— BEGIN Recorded information —
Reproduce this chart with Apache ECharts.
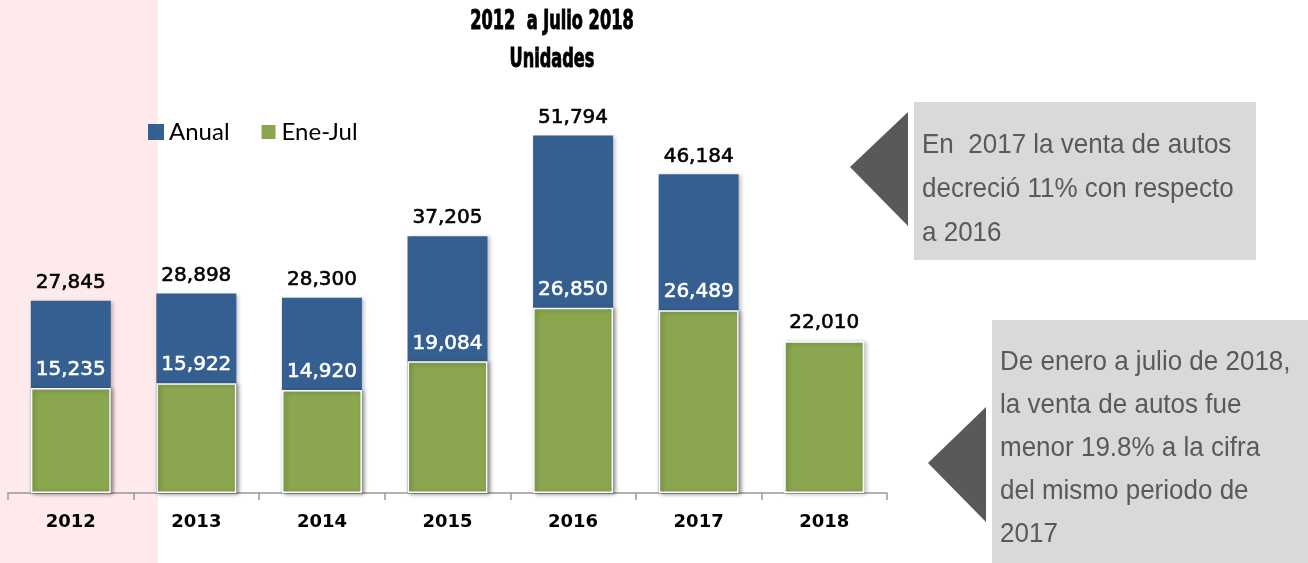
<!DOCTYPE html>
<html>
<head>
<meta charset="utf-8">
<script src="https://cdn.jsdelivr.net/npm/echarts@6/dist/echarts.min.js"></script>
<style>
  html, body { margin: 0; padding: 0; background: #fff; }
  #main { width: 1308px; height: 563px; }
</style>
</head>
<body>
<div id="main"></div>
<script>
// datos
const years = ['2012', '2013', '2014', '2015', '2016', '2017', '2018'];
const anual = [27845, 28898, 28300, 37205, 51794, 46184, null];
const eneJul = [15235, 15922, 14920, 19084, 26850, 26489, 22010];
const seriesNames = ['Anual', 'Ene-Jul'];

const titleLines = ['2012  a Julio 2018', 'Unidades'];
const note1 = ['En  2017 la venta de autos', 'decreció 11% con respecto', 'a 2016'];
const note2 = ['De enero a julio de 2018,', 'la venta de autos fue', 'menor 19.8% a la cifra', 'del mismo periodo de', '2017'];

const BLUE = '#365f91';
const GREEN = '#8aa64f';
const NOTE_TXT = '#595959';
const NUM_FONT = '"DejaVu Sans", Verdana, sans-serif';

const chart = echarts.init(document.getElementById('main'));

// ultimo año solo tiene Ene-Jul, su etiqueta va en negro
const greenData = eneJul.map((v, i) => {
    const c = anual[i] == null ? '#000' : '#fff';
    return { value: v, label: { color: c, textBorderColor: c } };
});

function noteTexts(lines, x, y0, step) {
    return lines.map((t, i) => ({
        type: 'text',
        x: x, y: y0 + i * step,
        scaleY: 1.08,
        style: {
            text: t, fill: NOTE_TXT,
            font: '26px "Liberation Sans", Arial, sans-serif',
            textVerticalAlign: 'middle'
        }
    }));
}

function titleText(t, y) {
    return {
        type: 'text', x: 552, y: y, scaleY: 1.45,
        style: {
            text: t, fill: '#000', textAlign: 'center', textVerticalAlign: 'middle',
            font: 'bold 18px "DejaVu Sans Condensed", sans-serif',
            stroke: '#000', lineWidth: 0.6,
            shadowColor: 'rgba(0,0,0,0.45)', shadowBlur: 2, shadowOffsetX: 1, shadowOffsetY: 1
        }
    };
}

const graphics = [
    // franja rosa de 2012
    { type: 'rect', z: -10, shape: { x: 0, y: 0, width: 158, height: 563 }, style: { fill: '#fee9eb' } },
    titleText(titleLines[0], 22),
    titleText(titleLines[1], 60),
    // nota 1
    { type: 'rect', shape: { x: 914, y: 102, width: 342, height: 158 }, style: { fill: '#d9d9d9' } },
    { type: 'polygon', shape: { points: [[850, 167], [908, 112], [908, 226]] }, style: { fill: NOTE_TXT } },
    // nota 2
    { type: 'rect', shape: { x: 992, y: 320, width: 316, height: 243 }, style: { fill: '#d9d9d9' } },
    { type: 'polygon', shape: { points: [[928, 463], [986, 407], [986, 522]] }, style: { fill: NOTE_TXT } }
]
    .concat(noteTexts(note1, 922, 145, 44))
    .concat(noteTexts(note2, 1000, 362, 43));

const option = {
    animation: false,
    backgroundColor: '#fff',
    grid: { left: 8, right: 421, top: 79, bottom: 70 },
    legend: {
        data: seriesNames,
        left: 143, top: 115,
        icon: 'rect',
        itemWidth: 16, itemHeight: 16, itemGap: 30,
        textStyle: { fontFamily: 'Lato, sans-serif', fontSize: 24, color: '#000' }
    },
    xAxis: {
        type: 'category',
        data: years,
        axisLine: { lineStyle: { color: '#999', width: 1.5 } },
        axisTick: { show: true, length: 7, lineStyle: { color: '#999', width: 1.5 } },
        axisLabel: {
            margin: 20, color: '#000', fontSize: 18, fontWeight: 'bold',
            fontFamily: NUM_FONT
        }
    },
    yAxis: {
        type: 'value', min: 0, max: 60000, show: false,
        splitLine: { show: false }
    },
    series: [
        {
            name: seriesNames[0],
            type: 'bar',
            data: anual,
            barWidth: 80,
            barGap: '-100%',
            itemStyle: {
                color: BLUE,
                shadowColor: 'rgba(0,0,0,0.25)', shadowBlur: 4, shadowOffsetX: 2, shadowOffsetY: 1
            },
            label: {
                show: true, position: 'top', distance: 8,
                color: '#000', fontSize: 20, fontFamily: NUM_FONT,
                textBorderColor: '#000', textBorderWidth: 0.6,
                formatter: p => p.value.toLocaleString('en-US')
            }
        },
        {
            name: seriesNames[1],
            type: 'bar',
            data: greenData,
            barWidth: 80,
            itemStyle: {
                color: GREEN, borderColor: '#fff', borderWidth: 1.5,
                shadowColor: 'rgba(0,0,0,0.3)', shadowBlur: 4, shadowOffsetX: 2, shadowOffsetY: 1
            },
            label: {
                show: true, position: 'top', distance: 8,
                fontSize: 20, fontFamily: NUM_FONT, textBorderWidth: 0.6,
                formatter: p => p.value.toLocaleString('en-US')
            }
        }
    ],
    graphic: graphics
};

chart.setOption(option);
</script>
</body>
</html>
— END Recorded information —
## [Set exercise]
Your task is an exact transcription of all the data, minus the pictures.

## [Task output]
Reproduce this chart with Apache ECharts.
<!DOCTYPE html>
<html>
<head>
<meta charset="utf-8">
<script src="https://cdn.jsdelivr.net/npm/echarts@6/dist/echarts.min.js"></script>
<style>
  html, body { margin: 0; padding: 0; background: #fff; }
  #main { width: 1308px; height: 563px; }
</style>
</head>
<body>
<div id="main"></div>
<script>
// datos
const years = ['2012', '2013', '2014', '2015', '2016', '2017', '2018'];
const anual = [27845, 28898, 28300, 37205, 51794, 46184, null];
const eneJul = [15235, 15922, 14920, 19084, 26850, 26489, 22010];
const seriesNames = ['Anual', 'Ene-Jul'];

const titleLines = ['2012  a Julio 2018', 'Unidades'];
const note1 = ['En  2017 la venta de autos', 'decreció 11% con respecto', 'a 2016'];
const note2 = ['De enero a julio de 2018,', 'la venta de autos fue', 'menor 19.8% a la cifra', 'del mismo periodo de', '2017'];

const BLUE = '#365f91';
const GREEN = '#8aa64f';
const NOTE_TXT = '#595959';
const NUM_FONT = '"DejaVu Sans", Verdana, sans-serif';

const chart = echarts.init(document.getElementById('main'));

// ultimo año solo tiene Ene-Jul, su etiqueta va en negro
const greenData = eneJul.map((v, i) => {
    const c = anual[i] == null ? '#000' : '#fff';
    return { value: v, label: { color: c, textBorderColor: c } };
});

function noteTexts(lines, x, y0, step) {
    return lines.map((t, i) => ({
        type: 'text',
        x: x, y: y0 + i * step,
        scaleY: 1.08,
        style: {
            text: t, fill: NOTE_TXT,
            font: '26px "Liberation Sans", Arial, sans-serif',
            textVerticalAlign: 'middle'
        }
    }));
}

function titleText(t, y) {
    return {
        type: 'text', x: 552, y: y, scaleY: 1.45,
        style: {
            text: t, fill: '#000', textAlign: 'center', textVerticalAlign: 'middle',
            font: 'bold 18px "DejaVu Sans Condensed", sans-serif',
            stroke: '#000', lineWidth: 0.6,
            shadowColor: 'rgba(0,0,0,0.45)', shadowBlur: 2, shadowOffsetX: 1, shadowOffsetY: 1
        }
    };
}

const graphics = [
    // franja rosa de 2012
    { type: 'rect', z: -10, shape: { x: 0, y: 0, width: 158, height: 563 }, style: { fill: '#fee9eb' } },
    titleText(titleLines[0], 22),
    titleText(titleLines[1], 60),
    // nota 1
    { type: 'rect', shape: { x: 914, y: 102, width: 342, height: 158 }, style: { fill: '#d9d9d9' } },
    { type: 'polygon', shape: { points: [[850, 167], [908, 112], [908, 226]] }, style: { fill: NOTE_TXT } },
    // nota 2
    { type: 'rect', shape: { x: 992, y: 320, width: 316, height: 243 }, style: { fill: '#d9d9d9' } },
    { type: 'polygon', shape: { points: [[928, 463], [986, 407], [986, 522]] }, style: { fill: NOTE_TXT } }
]
    .concat(noteTexts(note1, 922, 145, 44))
    .concat(noteTexts(note2, 1000, 362, 43));

const option = {
    animation: false,
    backgroundColor: '#fff',
    grid: { left: 8, right: 421, top: 79, bottom: 70 },
    legend: {
        data: seriesNames,
        left: 143, top: 115,
        icon: 'rect',
        itemWidth: 16, itemHeight: 16, itemGap: 30,
        textStyle: { fontFamily: 'Lato, sans-serif', fontSize: 24, color: '#000' }
    },
    xAxis: {
        type: 'category',
        data: years,
        axisLine: { lineStyle: { color: '#999', width: 1.5 } },
        axisTick: { show: true, length: 7, lineStyle: { color: '#999', width: 1.5 } },
        axisLabel: {
            margin: 20, color: '#000', fontSize: 18, fontWeight: 'bold',
            fontFamily: NUM_FONT
        }
    },
    yAxis: {
        type: 'value', min: 0, max: 60000, show: false,
        splitLine: { show: false }
    },
    series: [
        {
            name: seriesNames[0],
            type: 'bar',
            data: anual,
            barWidth: 80,
            barGap: '-100%',
            itemStyle: {
                color: BLUE,
                shadowColor: 'rgba(0,0,0,0.25)', shadowBlur: 4, shadowOffsetX: 2, shadowOffsetY: 1
            },
            label: {
                show: true, position: 'top', distance: 8,
                color: '#000', fontSize: 20, fontFamily: NUM_FONT,
                textBorderColor: '#000', textBorderWidth: 0.6,
                formatter: p => p.value.toLocaleString('en-US')
            }
        },
        {
            name: seriesNames[1],
            type: 'bar',
            data: greenData,
            barWidth: 80,
            itemStyle: {
                color: GREEN, borderColor: '#fff', borderWidth: 1.5,
                shadowColor: 'rgba(0,0,0,0.3)', shadowBlur: 4, shadowOffsetX: 2, shadowOffsetY: 1
            },
            label: {
                show: true, position: 'top', distance: 8,
                fontSize: 20, fontFamily: NUM_FONT, textBorderWidth: 0.6,
                formatter: p => p.value.toLocaleString('en-US')
            }
        }
    ],
    graphic: graphics
};

chart.setOption(option);
</script>
</body>
</html>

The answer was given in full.